Once I got to the 4th floor, I signed in and forked over both insurance cards. I was given a checklist to fill out. I turned it in and sat down to read a new book, which was really an old book, ordered off Amazon Sellers for a pittance, an old favorite, One on One. You know, from the basketball movie with Robby Benson. I got to the second paragraph when the receptionist called me back to the window. She gave me my insurance cards and told me there would be no copay because I had two insurances. I put them away and turned back to the second paragraph. Then she called me back up, because she had forgotten to scan one of them. This time, I waited at the window until she was done. As I turned to go sit down, an old lady walked up and put her purse in the seat where I had been sitting, so I went to pick up MY purse from the seat right next to that. She turned to help her elderly rotund husband, who thanked her for her trouble by slamming face-first to the carpeted steel-plate floor, after first muttering, "Well, shi..."
This little incident was a bit disconcerting, what with the plethora of paraprofessionals who materialized out of various offices, including my receptionist, who, though I'm sure she meant well, would not be the first person I would chose to resuscitate me in an emergency. The old gent was shaken up, asking for his glasses several times, which his wife had picked up. Everyone told him to stay put for a minute while they assessed if he was a goner or not. He said he was OK, that he'd stubbed his toe on the carpet. A nurse from the office he had come out of asked him how she should go about helping him up. Several helpers hefted him to his feet, and a nurse from the lady-doctor called me in.
The only good thing about the whole day was that their scale was broken.

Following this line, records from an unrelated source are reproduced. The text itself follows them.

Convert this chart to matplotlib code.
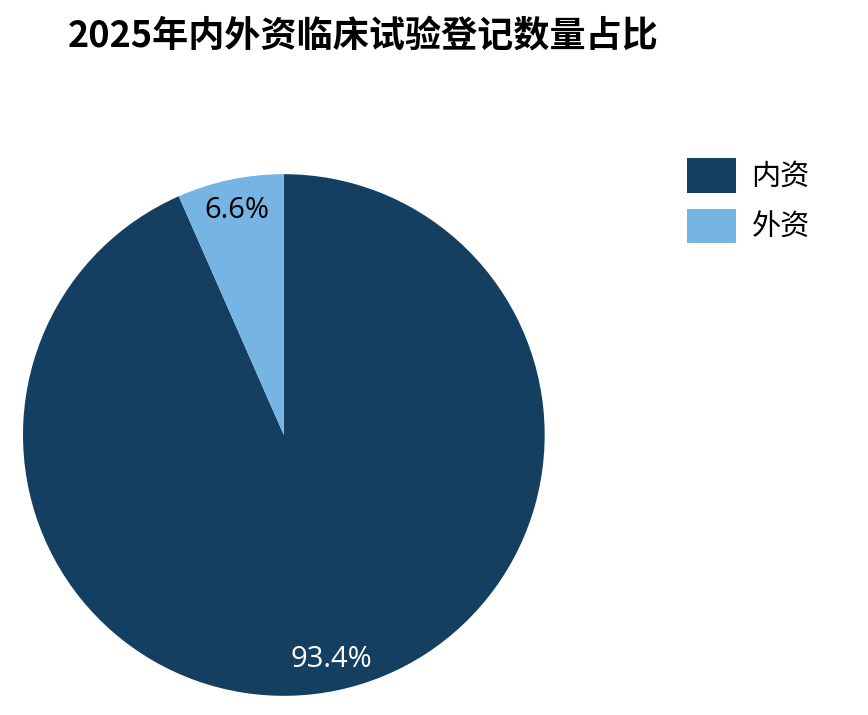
import matplotlib.pyplot as plt

plt.rcParams['font.family'] = ['Noto Sans CJK SC', 'DejaVu Sans']

labels = ["内资", "外资"]
shares = [93.4, 6.6]
colors = ["#143F60", "#75B4E3"]

fig = plt.figure(figsize=(8.68, 7.15), dpi=100)
ax = fig.add_axes([0.0265, 0.0266, 0.601, 0.730])
wedges, texts, autotexts = ax.pie(shares, colors=colors, startangle=90, counterclock=False,
                                  autopct="%.1f%%", pctdistance=0.88, radius=1.0,
                                  wedgeprops=dict(linewidth=0))
autotexts[0].set_color("white")
autotexts[1].set_color("black")
for t in autotexts:
    t.set_fontsize(21)
    t.set_family(['Open Sans', 'DejaVu Sans'])
ax.set_xlim(-1, 1)
ax.set_ylim(-1, 1)
ax.set_aspect('equal')

fig.text(0.078, 0.950, "2025年内外资临床试验登记数量占比", fontsize=26, fontweight='bold',
         ha='left', va='center')

fig.legend(wedges, labels, loc='upper left', bbox_to_anchor=(0.792, 0.779), frameon=False,
           fontsize=21, handlelength=1.65, handleheight=1.45, labelspacing=0.55,
           handletextpad=0.55, borderaxespad=0, borderpad=0)

fig.savefig("out.png", dpi=100)
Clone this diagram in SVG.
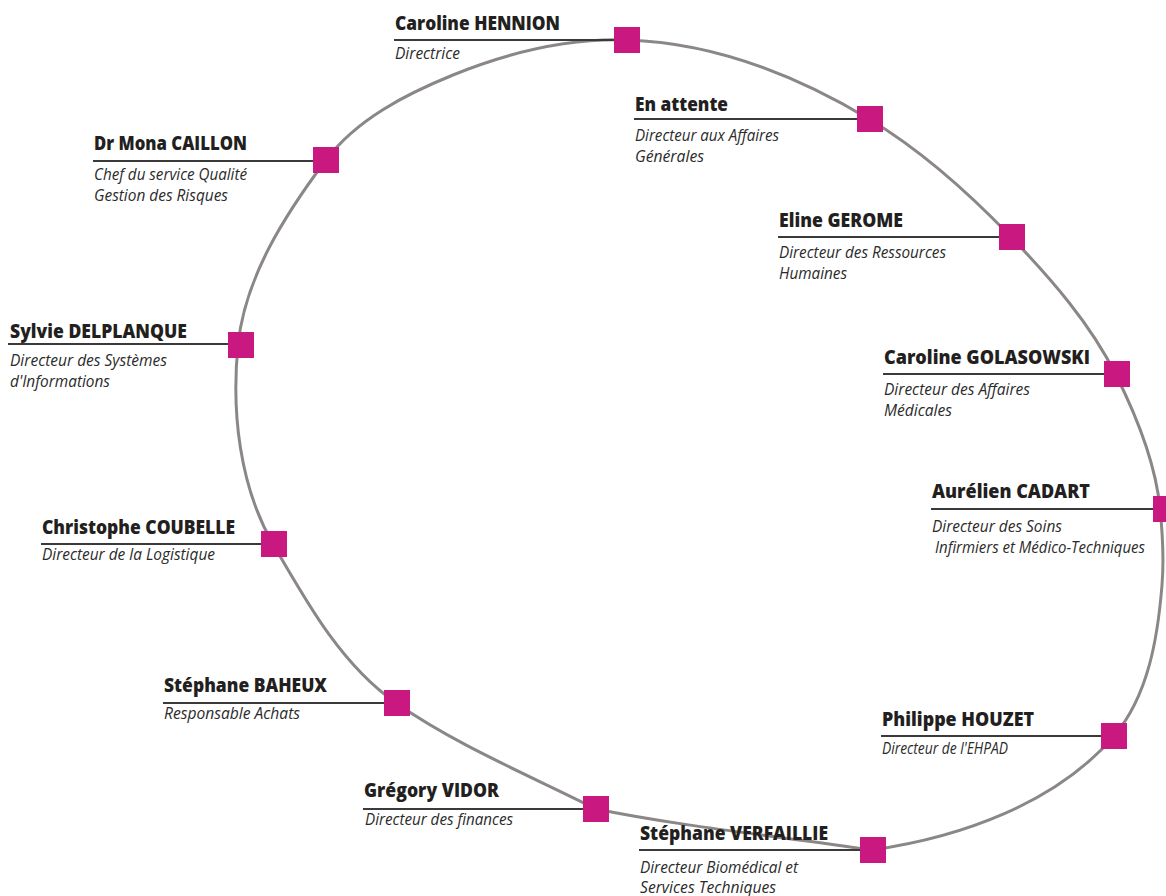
<svg xmlns="http://www.w3.org/2000/svg" width="1166" height="896" viewBox="0 0 1166 896">
<style>
.bg{fill:#ffffff}
.ring{fill:none;stroke:#8c8787;stroke-width:3}
.rule{stroke:#3a3a3a;stroke-width:2}
.sq{fill:#c9187f}
.nm{font-family:"Open Sans","Liberation Sans",sans-serif;font-weight:800;font-size:19.5px;fill:#231f20}
.tt{font-family:"Open Sans","Liberation Sans",sans-serif;font-style:italic;font-size:16px;fill:#2b2b2b}
</style>
<rect class="bg" x="0" y="0" width="1166" height="896"/>
<g id="connectors">
<path class="ring" d="M627,40 C712,42.6 796.2,75.3 869,119 C921.7,150.6 968.6,192.7 1011,237 C1050.9,278.6 1090.2,323.3 1116,375 C1136.9,416.7 1155.3,461.5 1160,508 C1162.6,533.6 1164.1,559.4 1162,585 C1157.8,637.6 1148.3,695.9 1114,736 C1056.1,803.6 960.1,837.5 872,850 C783,836.7 684.2,827 596,809 C529.2,775.2 457.5,745.8 396,703 C341.1,664.8 306.5,602 273,544 C239.5,486 231.3,411.7 238,345 C244.8,277.3 285.2,214.4 326,160 C356.6,119.2 405.8,94.2 453,75 C507.6,52.8 568,38.2 627,40 Z"/>
</g>
<g id="hennion">
<line class="rule" x1="394" y1="40" x2="614" y2="40"/>
<rect class="sq" x="614" y="27" width="26" height="26"/>
<text class="nm" x="395" y="30" textLength="165" lengthAdjust="spacingAndGlyphs">Caroline HENNION</text>
<text class="tt" x="395" y="59" textLength="65" lengthAdjust="spacingAndGlyphs">Directrice</text>
</g>
<g id="en-attente">
<line class="rule" x1="634" y1="119" x2="857" y2="119"/>
<rect class="sq" x="857" y="106" width="26" height="26"/>
<text class="nm" x="635" y="111" textLength="93" lengthAdjust="spacingAndGlyphs">En attente</text>
<text class="tt" x="635" y="141" textLength="144" lengthAdjust="spacingAndGlyphs">Directeur aux Affaires</text>
<text class="tt" x="635" y="162" textLength="69" lengthAdjust="spacingAndGlyphs">Générales</text>
</g>
<g id="gerome">
<line class="rule" x1="778" y1="237" x2="999" y2="237"/>
<rect class="sq" x="999" y="224" width="26" height="26"/>
<text class="nm" x="779" y="227" textLength="124" lengthAdjust="spacingAndGlyphs">Eline GEROME</text>
<text class="tt" x="779" y="258" textLength="167" lengthAdjust="spacingAndGlyphs">Directeur des Ressources</text>
<text class="tt" x="779" y="279" textLength="68" lengthAdjust="spacingAndGlyphs">Humaines</text>
</g>
<g id="golasowski">
<line class="rule" x1="883" y1="374" x2="1105" y2="374"/>
<rect class="sq" x="1104" y="361" width="26" height="26"/>
<text class="nm" x="884" y="364" textLength="206" lengthAdjust="spacingAndGlyphs">Caroline GOLASOWSKI</text>
<text class="tt" x="884" y="395" textLength="146" lengthAdjust="spacingAndGlyphs">Directeur des Affaires</text>
<text class="tt" x="884" y="416" textLength="68" lengthAdjust="spacingAndGlyphs">Médicales</text>
</g>
<g id="cadart">
<line class="rule" x1="931" y1="509" x2="1153" y2="509"/>
<rect class="sq" x="1153" y="496" width="26" height="26"/>
<text class="nm" x="932" y="498" textLength="158" lengthAdjust="spacingAndGlyphs">Aurélien CADART</text>
<text class="tt" x="932" y="532" textLength="130" lengthAdjust="spacingAndGlyphs">Directeur des Soins</text>
<text class="tt" x="935" y="553" textLength="210" lengthAdjust="spacingAndGlyphs">Infirmiers et Médico-Techniques</text>
</g>
<g id="houzet">
<line class="rule" x1="881" y1="736" x2="1102" y2="736"/>
<rect class="sq" x="1101" y="723" width="26" height="26"/>
<text class="nm" x="882" y="726" textLength="152" lengthAdjust="spacingAndGlyphs">Philippe HOUZET</text>
<text class="tt" x="882" y="754" textLength="126" lengthAdjust="spacingAndGlyphs">Directeur de l'EHPAD</text>
</g>
<g id="verfaillie">
<line class="rule" x1="639" y1="850" x2="860" y2="850"/>
<rect class="sq" x="860" y="837" width="26" height="26"/>
<text class="nm" x="640" y="840" textLength="188" lengthAdjust="spacingAndGlyphs">Stéphane VERFAILLIE</text>
<text class="tt" x="640" y="873" textLength="158" lengthAdjust="spacingAndGlyphs">Directeur Biomédical et</text>
<text class="tt" x="640" y="893" textLength="136" lengthAdjust="spacingAndGlyphs">Services Techniques</text>
</g>
<g id="vidor">
<line class="rule" x1="363" y1="809" x2="583" y2="809"/>
<rect class="sq" x="583" y="796" width="26" height="26"/>
<text class="nm" x="364" y="797" textLength="135" lengthAdjust="spacingAndGlyphs">Grégory VIDOR</text>
<text class="tt" x="365" y="825" textLength="148" lengthAdjust="spacingAndGlyphs">Directeur des finances</text>
</g>
<g id="baheux">
<line class="rule" x1="163" y1="703" x2="384" y2="703"/>
<rect class="sq" x="384" y="690" width="26" height="26"/>
<text class="nm" x="164" y="692" textLength="163" lengthAdjust="spacingAndGlyphs">Stéphane BAHEUX</text>
<text class="tt" x="164" y="719" textLength="136" lengthAdjust="spacingAndGlyphs">Responsable Achats</text>
</g>
<g id="coubelle">
<line class="rule" x1="41" y1="544" x2="261" y2="544"/>
<rect class="sq" x="261" y="531" width="26" height="26"/>
<text class="nm" x="42" y="534" textLength="193" lengthAdjust="spacingAndGlyphs">Christophe COUBELLE</text>
<text class="tt" x="42" y="560" textLength="173" lengthAdjust="spacingAndGlyphs">Directeur de la Logistique</text>
</g>
<g id="delplanque">
<line class="rule" x1="8" y1="344" x2="228" y2="344"/>
<rect class="sq" x="228" y="332" width="26" height="26"/>
<text class="nm" x="10" y="338" textLength="177" lengthAdjust="spacingAndGlyphs">Sylvie DELPLANQUE</text>
<text class="tt" x="10" y="366" textLength="157" lengthAdjust="spacingAndGlyphs">Directeur des Systèmes</text>
<text class="tt" x="10" y="387" textLength="100" lengthAdjust="spacingAndGlyphs">d'Informations</text>
</g>
<g id="caillon">
<line class="rule" x1="93" y1="161" x2="313" y2="161"/>
<rect class="sq" x="313" y="147" width="26" height="26"/>
<text class="nm" x="94" y="150" textLength="153" lengthAdjust="spacingAndGlyphs">Dr Mona CAILLON</text>
<text class="tt" x="94" y="180" textLength="153" lengthAdjust="spacingAndGlyphs">Chef du service Qualité</text>
<text class="tt" x="94" y="201" textLength="134" lengthAdjust="spacingAndGlyphs">Gestion des Risques</text>
</g>
</svg>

I was put into a room to have my blood pressure taken. I warned that nurse that with the day I had just had, I was not giving any guarantees. It was fine, though, 128/72, which is what I pay good money for at the pharmacy. She told me the doctor would be in to see me before they tortured me, and I waited about 5 minutes, because they are usually pretty fast there. I heard them outside arguing about insurance and which one and how to change it and then I realized that they were talking about MY insurance. I commenced to feel a bit of anxiety and a touch of heartburn from the stomach acid eating away at my stomach lining, what with having a headache all day and no lunch and no water except for the ride over and the dude falling on his face and now my insurance snafu and the long wait when I just wanted this whole thing over. So I popped a Pepcid and took out my book and read to page 35 before Mr. Lady-Doctor waltzed in and told me he wrote the computer program that they use to track patients at that hospital and that it is being marketed, and I guess that should have given me more confidence in him but he's still the jolly white-haired lady-doctor to me. He asked why I was there, and I told him I was a drug-seeker, because I didn't think I could get another two years of prescriptions out of him without an office visit. He agreed, and we set on our merry way to make things right.
After all the rigamarole and a quick exam the details of which I care not to discuss and the squeezing of my goiter and the drawing of blood, he told me he would send my prescriptions to the pharmacy post-haste over the computer, and that he was tripling the dosage on my thyroid medicine. The quest for those meds has since proven this little adventure to be a walk in the park, but that is a story I may never get to.
All this reminiscing has left me exhausted.